▶ **Task directions**
Reproduce the material word for word; the images stay out.
━━━ Data shown
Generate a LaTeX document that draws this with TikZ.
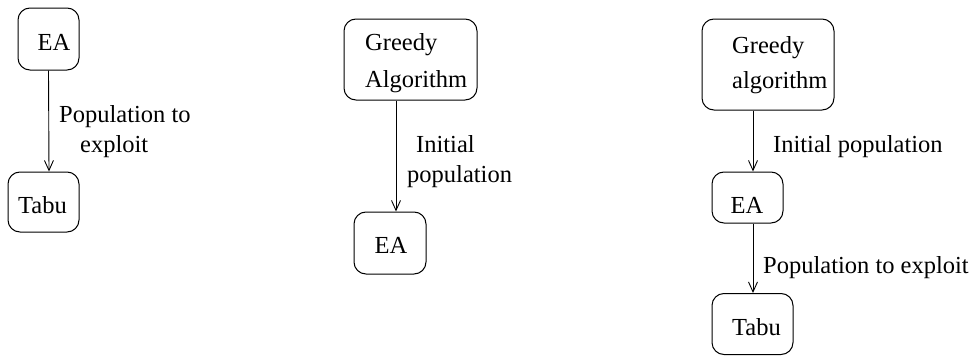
\documentclass[tikz,border=0pt]{standalone}
\usepackage{fontspec}
\setmainfont{Liberation Serif}
\usetikzlibrary{arrows.meta}
\begin{document}
\begin{tikzpicture}[x=1pt,y=-1pt,
  box/.style={draw, line width=1pt, rounded corners=12pt, inner sep=0pt},
  txt/.style={inner sep=0pt, font=\fontsize{24.5}{30}\selectfont},
  arr/.style={draw, line width=0.9pt, -{Straight Barb[length=10pt,width=9pt]}}]
\useasboundingbox (0,0) rectangle (970,356);
% diagram 1
\node[box, minimum width=61pt, minimum height=62pt] (A1) at (48.5,39) {};
\node[txt, anchor=base] (A1t) at (54,50) {EA};
\node[box, minimum width=71pt, minimum height=60pt] (T1) at (43.5,202) {};
\node[txt, anchor=base] (T1t) at (42.5,213) {Tabu};
\draw[arr] (A1.south) -- ([xshift=5.5pt]T1.north);
\node[txt, anchor=base west] (L1a) at (59,122) {Population to};
\node[txt, anchor=base west] (L1b) at (80,152) {exploit};
% diagram 2
\node[box, minimum width=133pt, minimum height=81pt] (G2) at (410.5,59.5) {};
\node[txt, anchor=base west] (G2a) at (365,50) {Greedy};
\node[txt, anchor=base west] (G2b) at (365,87) {Algorithm};
\node[box, minimum width=72pt, minimum height=62pt] (E2) at (390,243) {};
\node[txt, anchor=base] (E2t) at (391,253) {EA};
\draw[arr] ([xshift=-14.5pt]G2.south) -- ([xshift=6pt]E2.north);
\node[txt, anchor=base west] (L2a) at (416,152) {Initial};
\node[txt, anchor=base west] (L2b) at (407,182) {population};
% diagram 3
\node[box, minimum width=132pt, minimum height=91pt] (G3) at (768,64.5) {};
\node[txt, anchor=base west] (G3a) at (732,53) {Greedy};
\node[txt, anchor=base west] (G3b) at (732,88) {algorithm};
\node[box, minimum width=71pt, minimum height=51pt] (E3) at (747.5,197.5) {};
\node[txt, anchor=base] (E3t) at (747,213) {EA};
\node[box, minimum width=81pt, minimum height=61pt] (T3) at (752.5,324) {};
\node[txt, anchor=base] (T3t) at (756.5,335) {Tabu};
\draw[arr] ([xshift=-15pt]G3.south) -- ([xshift=5.5pt]E3.north);
\draw[arr] ([xshift=5.5pt]E3.south) -- ([xshift=0.5pt]T3.north);
\node[txt, anchor=base west] (L3a) at (773,152) {Initial population};
\node[txt, anchor=base west] (L3b) at (763,273) {Population to exploit};
\end{tikzpicture}
\end{document}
━━━━━━
▶ **Task response**
Generate a LaTeX document that draws this with TikZ.
\documentclass[tikz,border=0pt]{standalone}
\usepackage{fontspec}
\setmainfont{Liberation Serif}
\usetikzlibrary{arrows.meta}
\begin{document}
\begin{tikzpicture}[x=1pt,y=-1pt,
  box/.style={draw, line width=1pt, rounded corners=12pt, inner sep=0pt},
  txt/.style={inner sep=0pt, font=\fontsize{24.5}{30}\selectfont},
  arr/.style={draw, line width=0.9pt, -{Straight Barb[length=10pt,width=9pt]}}]
\useasboundingbox (0,0) rectangle (970,356);
% diagram 1
\node[box, minimum width=61pt, minimum height=62pt] (A1) at (48.5,39) {};
\node[txt, anchor=base] (A1t) at (54,50) {EA};
\node[box, minimum width=71pt, minimum height=60pt] (T1) at (43.5,202) {};
\node[txt, anchor=base] (T1t) at (42.5,213) {Tabu};
\draw[arr] (A1.south) -- ([xshift=5.5pt]T1.north);
\node[txt, anchor=base west] (L1a) at (59,122) {Population to};
\node[txt, anchor=base west] (L1b) at (80,152) {exploit};
% diagram 2
\node[box, minimum width=133pt, minimum height=81pt] (G2) at (410.5,59.5) {};
\node[txt, anchor=base west] (G2a) at (365,50) {Greedy};
\node[txt, anchor=base west] (G2b) at (365,87) {Algorithm};
\node[box, minimum width=72pt, minimum height=62pt] (E2) at (390,243) {};
\node[txt, anchor=base] (E2t) at (391,253) {EA};
\draw[arr] ([xshift=-14.5pt]G2.south) -- ([xshift=6pt]E2.north);
\node[txt, anchor=base west] (L2a) at (416,152) {Initial};
\node[txt, anchor=base west] (L2b) at (407,182) {population};
% diagram 3
\node[box, minimum width=132pt, minimum height=91pt] (G3) at (768,64.5) {};
\node[txt, anchor=base west] (G3a) at (732,53) {Greedy};
\node[txt, anchor=base west] (G3b) at (732,88) {algorithm};
\node[box, minimum width=71pt, minimum height=51pt] (E3) at (747.5,197.5) {};
\node[txt, anchor=base] (E3t) at (747,213) {EA};
\node[box, minimum width=81pt, minimum height=61pt] (T3) at (752.5,324) {};
\node[txt, anchor=base] (T3t) at (756.5,335) {Tabu};
\draw[arr] ([xshift=-15pt]G3.south) -- ([xshift=5.5pt]E3.north);
\draw[arr] ([xshift=5.5pt]E3.south) -- ([xshift=0.5pt]T3.north);
\node[txt, anchor=base west] (L3a) at (773,152) {Initial population};
\node[txt, anchor=base west] (L3b) at (763,273) {Population to exploit};
\end{tikzpicture}
\end{document}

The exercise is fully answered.